Exercise task: Find the line that contains "Recreate this image" in the entries below. Restate it and every line after it, word for word, with no pictures.

##########

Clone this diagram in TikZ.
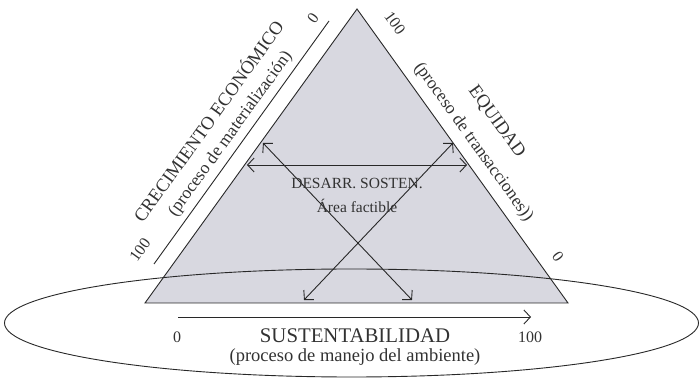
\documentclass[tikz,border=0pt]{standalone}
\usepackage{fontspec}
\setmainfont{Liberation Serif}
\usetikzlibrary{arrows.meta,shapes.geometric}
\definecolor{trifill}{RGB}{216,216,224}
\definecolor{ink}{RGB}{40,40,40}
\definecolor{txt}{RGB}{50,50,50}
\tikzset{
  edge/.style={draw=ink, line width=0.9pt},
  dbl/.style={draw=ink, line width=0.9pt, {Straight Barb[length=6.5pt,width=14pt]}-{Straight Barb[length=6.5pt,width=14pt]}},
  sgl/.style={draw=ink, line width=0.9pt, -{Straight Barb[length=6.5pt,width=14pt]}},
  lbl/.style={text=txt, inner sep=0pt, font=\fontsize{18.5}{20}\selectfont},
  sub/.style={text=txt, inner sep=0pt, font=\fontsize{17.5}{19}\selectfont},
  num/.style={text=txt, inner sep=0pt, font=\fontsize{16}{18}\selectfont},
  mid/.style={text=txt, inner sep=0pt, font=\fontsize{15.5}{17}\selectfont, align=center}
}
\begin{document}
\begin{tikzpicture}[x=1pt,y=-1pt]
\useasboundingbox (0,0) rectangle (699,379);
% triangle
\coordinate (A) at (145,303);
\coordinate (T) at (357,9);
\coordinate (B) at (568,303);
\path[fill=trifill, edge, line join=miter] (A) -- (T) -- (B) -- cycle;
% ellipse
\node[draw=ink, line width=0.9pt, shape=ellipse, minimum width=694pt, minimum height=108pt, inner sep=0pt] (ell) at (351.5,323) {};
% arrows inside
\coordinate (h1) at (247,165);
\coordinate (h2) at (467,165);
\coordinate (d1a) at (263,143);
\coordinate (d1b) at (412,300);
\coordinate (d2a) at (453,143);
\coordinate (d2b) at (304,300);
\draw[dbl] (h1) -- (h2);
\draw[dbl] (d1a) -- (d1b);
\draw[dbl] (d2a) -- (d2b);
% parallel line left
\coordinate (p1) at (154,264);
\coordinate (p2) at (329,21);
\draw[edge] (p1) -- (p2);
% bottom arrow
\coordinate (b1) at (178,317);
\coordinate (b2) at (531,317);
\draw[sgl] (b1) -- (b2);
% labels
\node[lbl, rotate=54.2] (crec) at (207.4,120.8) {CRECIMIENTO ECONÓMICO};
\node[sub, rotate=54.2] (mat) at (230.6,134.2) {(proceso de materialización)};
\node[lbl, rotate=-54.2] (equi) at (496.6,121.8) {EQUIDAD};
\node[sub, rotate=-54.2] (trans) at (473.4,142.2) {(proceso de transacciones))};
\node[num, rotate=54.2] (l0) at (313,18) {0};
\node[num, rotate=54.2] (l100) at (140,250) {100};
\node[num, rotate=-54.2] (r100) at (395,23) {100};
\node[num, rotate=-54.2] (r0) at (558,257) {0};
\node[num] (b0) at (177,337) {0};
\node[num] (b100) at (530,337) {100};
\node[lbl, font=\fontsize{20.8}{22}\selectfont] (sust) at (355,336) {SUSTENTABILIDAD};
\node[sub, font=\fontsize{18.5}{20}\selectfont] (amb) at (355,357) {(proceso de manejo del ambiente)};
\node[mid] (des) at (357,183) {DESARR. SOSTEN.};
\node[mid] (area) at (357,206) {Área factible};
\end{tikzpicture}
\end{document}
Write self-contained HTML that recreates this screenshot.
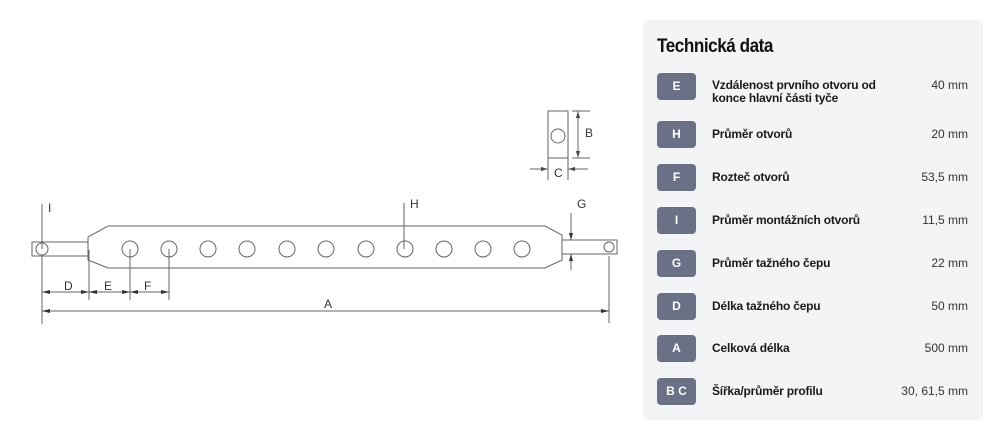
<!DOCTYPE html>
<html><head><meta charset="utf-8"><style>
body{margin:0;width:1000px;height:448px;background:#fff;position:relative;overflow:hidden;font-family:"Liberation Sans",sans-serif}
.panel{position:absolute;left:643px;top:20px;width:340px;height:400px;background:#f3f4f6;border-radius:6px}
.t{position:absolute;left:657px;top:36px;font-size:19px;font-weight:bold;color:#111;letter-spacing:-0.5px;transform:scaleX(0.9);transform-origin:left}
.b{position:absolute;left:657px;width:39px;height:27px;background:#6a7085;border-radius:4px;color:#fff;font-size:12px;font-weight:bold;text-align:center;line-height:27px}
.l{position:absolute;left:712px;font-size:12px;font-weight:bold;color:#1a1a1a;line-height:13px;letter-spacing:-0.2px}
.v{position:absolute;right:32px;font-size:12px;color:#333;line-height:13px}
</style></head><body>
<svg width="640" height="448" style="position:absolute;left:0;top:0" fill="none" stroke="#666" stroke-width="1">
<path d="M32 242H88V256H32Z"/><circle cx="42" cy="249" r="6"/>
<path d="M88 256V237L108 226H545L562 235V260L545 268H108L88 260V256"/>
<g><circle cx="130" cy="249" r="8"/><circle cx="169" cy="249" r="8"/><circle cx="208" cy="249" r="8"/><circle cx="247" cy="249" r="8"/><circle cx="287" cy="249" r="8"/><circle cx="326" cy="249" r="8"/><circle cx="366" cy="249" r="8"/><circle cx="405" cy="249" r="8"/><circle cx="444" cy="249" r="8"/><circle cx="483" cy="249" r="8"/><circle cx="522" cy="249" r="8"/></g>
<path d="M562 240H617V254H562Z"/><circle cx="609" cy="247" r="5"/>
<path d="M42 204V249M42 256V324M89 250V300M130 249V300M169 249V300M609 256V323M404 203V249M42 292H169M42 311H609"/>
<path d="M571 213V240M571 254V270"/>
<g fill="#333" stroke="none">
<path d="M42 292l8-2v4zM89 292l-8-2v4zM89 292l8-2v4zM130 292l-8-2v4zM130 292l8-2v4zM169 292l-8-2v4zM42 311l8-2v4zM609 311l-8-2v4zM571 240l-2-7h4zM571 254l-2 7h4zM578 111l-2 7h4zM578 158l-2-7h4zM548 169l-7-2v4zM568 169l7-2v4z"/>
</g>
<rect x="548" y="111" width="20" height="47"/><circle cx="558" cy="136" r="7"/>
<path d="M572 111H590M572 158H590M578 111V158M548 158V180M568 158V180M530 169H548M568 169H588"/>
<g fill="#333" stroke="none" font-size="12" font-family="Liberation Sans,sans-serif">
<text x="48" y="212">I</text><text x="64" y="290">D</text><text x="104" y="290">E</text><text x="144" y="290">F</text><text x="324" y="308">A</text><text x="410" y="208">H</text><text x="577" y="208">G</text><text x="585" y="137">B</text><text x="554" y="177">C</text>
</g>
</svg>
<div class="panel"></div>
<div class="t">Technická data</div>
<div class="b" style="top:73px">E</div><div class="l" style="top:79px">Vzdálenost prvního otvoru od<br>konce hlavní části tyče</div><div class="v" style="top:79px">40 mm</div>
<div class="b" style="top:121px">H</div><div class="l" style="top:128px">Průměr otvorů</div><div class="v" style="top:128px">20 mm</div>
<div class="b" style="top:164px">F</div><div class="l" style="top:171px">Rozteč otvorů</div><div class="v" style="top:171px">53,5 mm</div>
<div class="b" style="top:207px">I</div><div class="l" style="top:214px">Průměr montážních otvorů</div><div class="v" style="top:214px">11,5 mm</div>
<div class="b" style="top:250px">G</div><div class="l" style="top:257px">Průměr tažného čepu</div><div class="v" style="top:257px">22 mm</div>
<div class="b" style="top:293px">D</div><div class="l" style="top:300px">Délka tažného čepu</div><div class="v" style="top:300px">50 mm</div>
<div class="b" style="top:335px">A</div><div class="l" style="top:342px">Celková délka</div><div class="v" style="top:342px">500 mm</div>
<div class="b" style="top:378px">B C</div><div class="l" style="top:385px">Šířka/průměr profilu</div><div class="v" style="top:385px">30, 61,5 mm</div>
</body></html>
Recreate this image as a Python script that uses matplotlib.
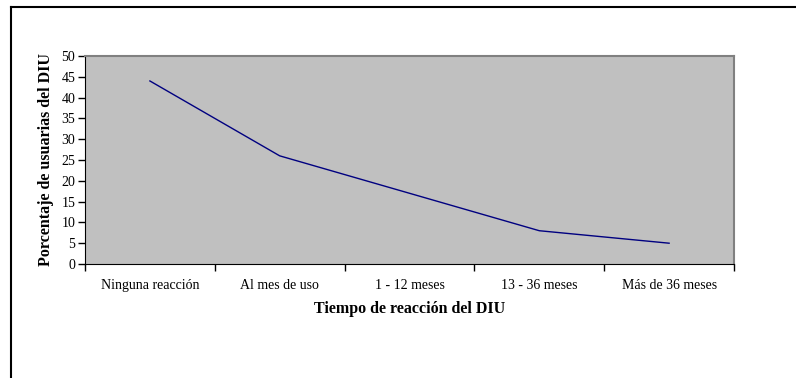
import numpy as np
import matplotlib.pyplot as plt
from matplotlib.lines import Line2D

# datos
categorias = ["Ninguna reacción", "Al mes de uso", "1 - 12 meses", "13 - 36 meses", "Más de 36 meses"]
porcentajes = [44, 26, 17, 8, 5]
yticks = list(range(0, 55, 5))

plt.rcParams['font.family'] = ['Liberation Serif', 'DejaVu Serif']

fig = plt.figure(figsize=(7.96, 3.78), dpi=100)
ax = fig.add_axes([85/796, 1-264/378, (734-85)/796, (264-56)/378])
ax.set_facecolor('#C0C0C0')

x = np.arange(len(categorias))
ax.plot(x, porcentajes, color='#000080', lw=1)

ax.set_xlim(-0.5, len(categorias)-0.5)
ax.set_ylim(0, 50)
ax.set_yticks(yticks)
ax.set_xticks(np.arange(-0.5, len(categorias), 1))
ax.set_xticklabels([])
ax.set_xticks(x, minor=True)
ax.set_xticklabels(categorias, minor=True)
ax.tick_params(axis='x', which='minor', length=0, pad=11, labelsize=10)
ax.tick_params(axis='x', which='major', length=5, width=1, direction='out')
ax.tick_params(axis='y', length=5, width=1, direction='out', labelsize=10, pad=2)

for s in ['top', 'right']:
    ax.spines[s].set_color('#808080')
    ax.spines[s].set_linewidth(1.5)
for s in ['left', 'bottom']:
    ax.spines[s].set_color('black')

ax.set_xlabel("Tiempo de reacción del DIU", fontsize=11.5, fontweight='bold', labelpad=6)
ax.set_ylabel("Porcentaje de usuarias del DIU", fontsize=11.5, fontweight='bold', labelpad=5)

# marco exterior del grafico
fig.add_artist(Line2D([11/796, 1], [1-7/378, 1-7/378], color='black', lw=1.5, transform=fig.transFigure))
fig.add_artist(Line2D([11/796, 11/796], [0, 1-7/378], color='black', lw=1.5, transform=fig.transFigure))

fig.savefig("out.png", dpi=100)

##########

Response to this task:
Recreate this image as a Python script that uses matplotlib.
import numpy as np
import matplotlib.pyplot as plt
from matplotlib.lines import Line2D

# datos
categorias = ["Ninguna reacción", "Al mes de uso", "1 - 12 meses", "13 - 36 meses", "Más de 36 meses"]
porcentajes = [44, 26, 17, 8, 5]
yticks = list(range(0, 55, 5))

plt.rcParams['font.family'] = ['Liberation Serif', 'DejaVu Serif']

fig = plt.figure(figsize=(7.96, 3.78), dpi=100)
ax = fig.add_axes([85/796, 1-264/378, (734-85)/796, (264-56)/378])
ax.set_facecolor('#C0C0C0')

x = np.arange(len(categorias))
ax.plot(x, porcentajes, color='#000080', lw=1)

ax.set_xlim(-0.5, len(categorias)-0.5)
ax.set_ylim(0, 50)
ax.set_yticks(yticks)
ax.set_xticks(np.arange(-0.5, len(categorias), 1))
ax.set_xticklabels([])
ax.set_xticks(x, minor=True)
ax.set_xticklabels(categorias, minor=True)
ax.tick_params(axis='x', which='minor', length=0, pad=11, labelsize=10)
ax.tick_params(axis='x', which='major', length=5, width=1, direction='out')
ax.tick_params(axis='y', length=5, width=1, direction='out', labelsize=10, pad=2)

for s in ['top', 'right']:
    ax.spines[s].set_color('#808080')
    ax.spines[s].set_linewidth(1.5)
for s in ['left', 'bottom']:
    ax.spines[s].set_color('black')

ax.set_xlabel("Tiempo de reacción del DIU", fontsize=11.5, fontweight='bold', labelpad=6)
ax.set_ylabel("Porcentaje de usuarias del DIU", fontsize=11.5, fontweight='bold', labelpad=5)

# marco exterior del grafico
fig.add_artist(Line2D([11/796, 1], [1-7/378, 1-7/378], color='black', lw=1.5, transform=fig.transFigure))
fig.add_artist(Line2D([11/796, 11/796], [0, 1-7/378], color='black', lw=1.5, transform=fig.transFigure))

fig.savefig("out.png", dpi=100)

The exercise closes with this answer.